Robinson Mechanical sued in May 2015 after PTC fell behind on payments for work performed at PTC's Kentucky steel tubing manufacturing plant, according to background information in the ruling.

PTC Holding stepped in to make payments based on a new letter agreement reached with Robinson in December 2014 for invoices due by the end of that year but made no payments for future work done by the plaintiff for Seamless.

Robinson sued, claiming breach of contract, breach of duty of good faith and fair dealing, fraudulent misrepresentation, negligent misrepresentation, promissory estoppel and quantum meruit.
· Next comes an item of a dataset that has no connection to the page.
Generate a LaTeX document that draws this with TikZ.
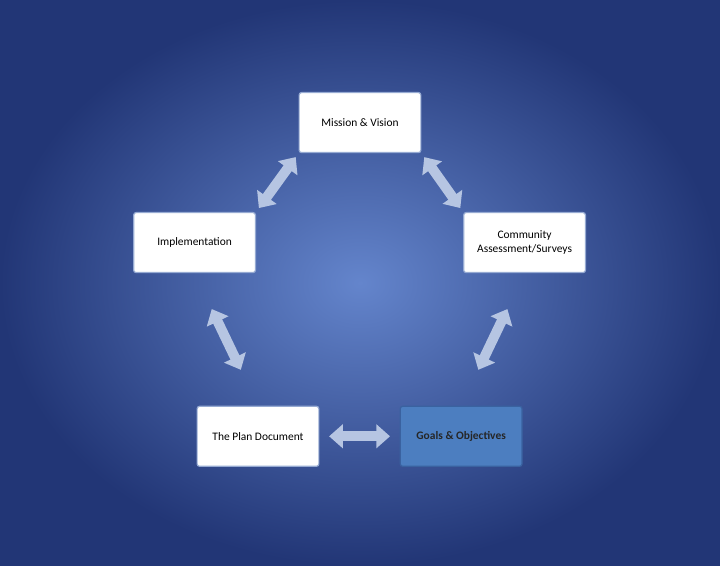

A court later partially granted PTC’s motion in 2016, dismissing three of the plaintiff’s claims, including breach of contract, breach of duty of good faith and fair dealing and quantum meruit.

The parties engaged in discovery, after which Robinson moved to file a second amended complaint in October seeking to add PTC Seamless as a defendant so it could add a new count "to pierce the corporate veil between Seamless and PTC and to reassert counts previously dismissed based upon new allegations in light of facts discovered since the filing of the first amended complaint," the ruling states.

After the court allowed the second amended complaint, Robinson alleged that PTC and its wholly owned subsidiary Seamless "acted as a single economic entity and are alter egos - subject to liability for plaintiff's claims."

The ruling states that Seamless failed to answer the second amended complaint and is in default in this action.

PTC for a second time sought to dismiss Robinson's breach of contract, breach of duty of good faith and fair dealing and quantum meruit claims, in addition to the plaintiff’s new claim to pierce the corporate veil between Seamless and PTC, which Limbaugh denied.